In truth he made two costly miscalculations. He gave his support to the takeover group and cut himself loose from Mercer, a severance that left him more vulnerable than ever to his own most reckless impulses. He also craved the charisma of the United of Best, Law and Charlton. They had been beaten on the field but not surpassed in glamour.

So in the spring of 1972 he signed Rodney Marsh for a club record £200,000. Over the years Marsh's extravagant skill would endear him to City fans but it was a short-term disaster. The dressing room was split, Lee being especially irritated by Marsh's arrival there in an old leather coat, beads and open-toed sandals.

A four-point lead at the top of the First Division evaporated. Mercer moved to Coventry City, Allison to Crystal Palace.

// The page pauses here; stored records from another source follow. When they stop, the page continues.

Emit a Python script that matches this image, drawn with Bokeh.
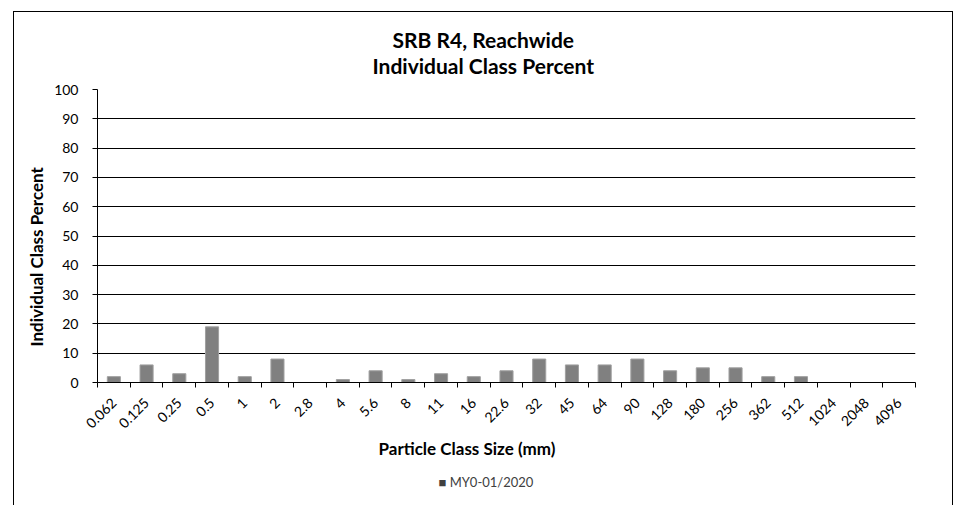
import math
from bokeh.plotting import figure
from bokeh.models import (Range1d, FixedTicker, Title)
from bokeh.embed import file_html
from bokeh.resources import INLINE

# ---- data ----
categories = ["0.062", "0.125", "0.25", "0.5", "1", "2", "2.8", "4", "5.6", "8",
              "11", "16", "22.6", "32", "45", "64", "90", "128", "180", "256",
              "362", "512", "1024", "2048", "4096"]
percent_my0 = [2, 6, 3, 19, 2, 8, 0, 1, 4, 1,
               3, 2, 4, 8, 6, 6, 8, 4, 5, 5,
               2, 2, 0, 0, 0]
y_ticks = [0, 10, 20, 30, 40, 50, 60, 70, 80, 90, 100]
series_name = "MY0-01/2020"
title_lines = ["SRB R4, Reachwide", "Individual Class Percent"]
x_title = "Particle Class Size (mm)"
y_title = "Individual Class Percent"

FONT = "Lato"
n = len(categories)
xs = list(range(n))

p = figure(frame_width=818, frame_height=293, height=491, output_backend="svg",
           toolbar_location=None,
           x_range=Range1d(-0.5, n - 0.5), y_range=Range1d(0, 100),
           min_border_left=83, min_border_right=37, min_border_top=77,
           min_border_bottom=0)
p.styles = {"margin-left": "13px", "margin-top": "11px",
            "border-top": "1px solid #000", "border-left": "1px solid #000",
            "border-right": "1px solid #000"}
p.outline_line_color = None
p.background_fill_color = "white"
p.border_fill_color = "white"

bars = p.vbar(x=xs, top=percent_my0, width=0.4, fill_color="#808080",
              line_color="#a0a0a0", line_width=1)

# x axis: labels at category centres, ticks at category boundaries
xax = p.xaxis[0]
xax.ticker = FixedTicker(ticks=xs, minor_ticks=[i - 0.5 for i in range(n + 1)])
xax.major_label_overrides = {i: c for i, c in enumerate(categories)}
xax.major_tick_line_color = None
xax.major_tick_out = 5
xax.major_tick_in = 0
xax.minor_tick_line_color = "black"
xax.minor_tick_out = 5
xax.minor_tick_in = 0
xax.major_label_orientation = math.pi / 4
xax.major_label_standoff = 13
xax.major_label_text_font = FONT
xax.major_label_text_font_size = "14px"
xax.major_label_text_color = "black"
xax.axis_line_color = "black"

yax = p.yaxis[0]
yax.ticker = FixedTicker(ticks=y_ticks)
yax.major_tick_out = 5
yax.major_tick_in = 0
yax.major_tick_line_color = "black"
yax.minor_tick_line_color = None
yax.major_label_standoff = 14
yax.major_label_text_font = FONT
yax.major_label_text_font_size = "14px"
yax.major_label_text_color = "black"
yax.axis_line_color = "black"

p.xgrid.grid_line_color = None
p.ygrid.ticker = FixedTicker(ticks=y_ticks)
p.ygrid.grid_line_color = "black"
p.ygrid.grid_line_width = 1

# chart title (two lines): second line added first (closest to the plot)
t2 = Title(text=title_lines[1], align="left", offset=275, standoff=24,
           text_font=FONT, text_font_style="bold", text_font_size="21px",
           text_color="black")
t1 = Title(text=title_lines[0], align="left", offset=295, standoff=-27,
           text_font=FONT, text_font_style="bold", text_font_size="21px",
           text_color="black")
p.add_layout(t2, "above")
p.add_layout(t1, "above")

# axis titles
xt = Title(text=x_title, align="left", offset=281, standoff=1,
           text_font=FONT, text_font_style="bold", text_font_size="17px",
           text_color="black")
p.add_layout(xt, "below")
yt = Title(text=y_title, align="left", offset=36, standoff=10,
           text_font=FONT, text_font_style="bold", text_font_size="17px",
           text_color="black")
p.add_layout(yt, "left")

# series key below the axis title
key = Title(text="\u25a0 " + series_name, align="left", offset=341, standoff=29,
            vertical_align="top",
            text_font=FONT, text_font_style="normal", text_font_size="13px",
            text_color="#404040")
p.add_layout(key, "below")

open("out.html", "w").write(file_html(p, INLINE))
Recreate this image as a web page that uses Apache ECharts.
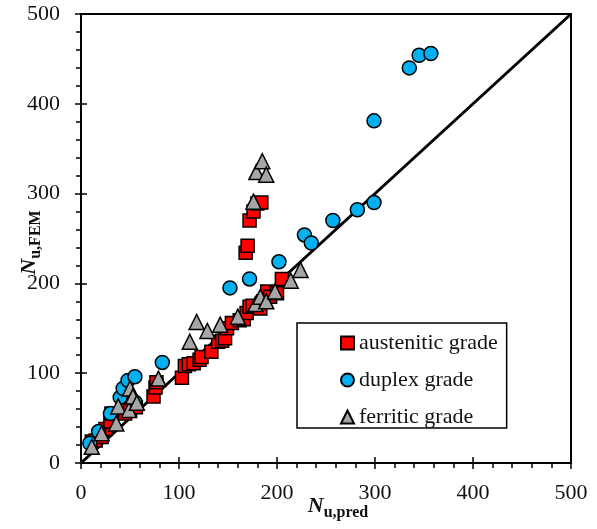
<!DOCTYPE html>
<html><head><meta charset="utf-8">
<script src="https://cdn.jsdelivr.net/npm/echarts@6/dist/echarts.min.js"></script>
<style>html,body{margin:0;padding:0;background:#fff}#c{width:597px;height:529px}</style>
</head><body><div id="c"></div>
<script>
// Data (N_u,pred, N_u,FEM)
const austenitic = [[11,24],[15,25],[21,29],[25,38],[30,46],[31,55],[45,55],[50,59],[56,62],[74,74],[76,84],[77,90],[103,95],[106,108],[110,110],[115,111],[121,115],[123,118],[133,124],[140,135],[144,136],[147,139],[149,150],[154,156],[162,159],[166,160],[169,167],[172,174],[175,175],[183,172],[186,180],[190,191],[193,185],[200,189],[205,205],[168,234],[170,242],[172,270],[176,280],[180,289],[184,290]];
const duplex = [[9,22],[18,35],[30,55],[40,73],[43,83],[48,92],[55,96],[55,68],[83,112],[152,195],[172,205],[202,224],[228,254],[235,245],[257,270],[282,282],[299,290],[299,381],[335,440],[345,454],[357,456]];
const ferritic = [[11,18],[21,33],[36,44],[38,63],[49,59],[50,83],[53,74],[57,67],[79,94],[111,135],[118,157],[129,147],[142,154],[160,163],[178,177],[183,185],[189,180],[198,191],[214,203],[224,215],[176,291],[179,324],[185,336],[189,321]];
const refLine = [[0,0],[500,500]];
const seriesNames = ['austenitic grade','duplex grade','ferritic grade'];
const axisMin = 0, axisMax = 500, axisStep = 100;

const serif = '"Liberation Serif","Times New Roman",serif';
const blk = '#000';
const lbl = {fontFamily: serif, fontSize: 22, color: '#111'};
function mainAxis(extra){
  return Object.assign({
    type:'value', min:axisMin, max:axisMax, interval:axisStep,
    axisLine:{show:true, onZero:false, lineStyle:{color:blk,width:2}},
    axisTick:{show:true,length:6,lineStyle:{color:blk,width:1.5}},
    minorTick:{show:true,splitNumber:5,length:5,lineStyle:{color:blk,width:1.5}},
    splitLine:{show:false}, minorSplitLine:{show:false},
    nameMoveOverlap:false
  }, extra);
}
function innerAxis(pos){
  return {type:'value', min:axisMin, max:axisMax, interval:axisStep, position:pos,
    axisLine:{show:false}, axisTick:{show:true,inside:true,length:6,lineStyle:{color:blk,width:1.5}},
    axisLabel:{show:false}, splitLine:{show:false}};
}
function nameRich(padN, padS){
  return {
    n:{fontFamily:serif,fontSize:22,fontStyle:'italic',fontWeight:'bold',color:'#111',lineHeight:22,padding:padN,verticalAlign:'bottom'},
    s:{fontFamily:serif,fontSize:16,fontWeight:'bold',color:'#111',lineHeight:16,padding:padS,verticalAlign:'bottom'}
  };
}
const chart = echarts.init(document.getElementById('c'));
chart.setOption({
  animation:false,
  backgroundColor:'#fff',
  grid:{left:81,right:26,top:14,bottom:66,outerBoundsMode:'none',containLabel:false,show:true,borderColor:blk,borderWidth:2,backgroundColor:'transparent'},
  xAxis:[
    mainAxis({position:'bottom', axisLabel:Object.assign({margin:19},lbl),
      name:'{n|N}{s|u,pred}', nameLocation:'middle', nameGap:36, nameTextStyle:{rich:nameRich([0,0,4,24],[0,0,0,0])}}),
    innerAxis('bottom')
  ],
  yAxis:[
    mainAxis({position:'left', axisLabel:Object.assign({margin:21},lbl),
      name:'{n|N}{s|u,FEM}', nameLocation:'middle', nameGap:37, nameRotate:90, nameTextStyle:{rich:nameRich([0,0,4,0],[0,8,0,0])}}),
    innerAxis('left')
  ],
  legend:{
    data:seriesNames, orient:'vertical', left:297, top:323,
    padding:[9,9,0,43], itemGap:15, itemWidth:13, itemHeight:13,
    borderColor:blk, borderWidth:1.5, backgroundColor:'#fff',
    textStyle:{fontFamily:serif,fontSize:22,color:'#111',lineHeight:22}
  },
  series:[
    {type:'line', data:refLine, symbol:'none', lineStyle:{color:blk,width:3}, z:1, silent:true},
    {name:seriesNames[0], type:'scatter', data:austenitic, symbol:'rect', symbolSize:13,
      itemStyle:{color:'#ff0000',borderColor:blk,borderWidth:1.5,opacity:1}, z:3},
    {name:seriesNames[1], type:'scatter', data:duplex, symbol:'circle', symbolSize:14,
      itemStyle:{color:'#00b0f0',borderColor:blk,borderWidth:1.5,opacity:1}, z:3},
    {name:seriesNames[2], type:'scatter', data:ferritic, symbol:'triangle', symbolSize:15,
      itemStyle:{color:'#a6a6a6',borderColor:blk,borderWidth:1.5,opacity:1}, z:3}
  ]
});
</script>
</body></html>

Seven years covered it all, the new and wonderful ambition, the searing football and the enveloping sadness. It was over too soon, no doubt, but then isn't it true of so much that shapes the best of a life, and, certainly, a football club?

Luxembourg fight would be fresh blow to boxing's battered reputation

Under the risible aegis of the Luxembourg board of boxing control, the organisers of the proposed fight between David Haye and Dereck Chisora have made claims guaranteed to turn the stomach.

Chief among them is the suggestion that a "proper forum" is required for them to settle their differences. This suggests that Haye and Chisora have between them so far provided anything but a travesty of decent sporting values. So a proper forum for what, precisely, is being advocated? It is, we can only presume, for the legitimising of behaviour that would arguably bring a routine conviction if it occurred on the most wretched of the weekend binge streets of our cities and towns.

Of course, there is another more basic explanation. It is the exploitation of public gullibility for the most disreputable profit. Frank Warren is an intelligent man of considerable charm and for some time he has been Britain's leading promoter of boxers. His presence at the heart of this apparently unstoppable abomination is thus rather more than dismaying.

It marks the lowest point of British boxing in this particular lifetime.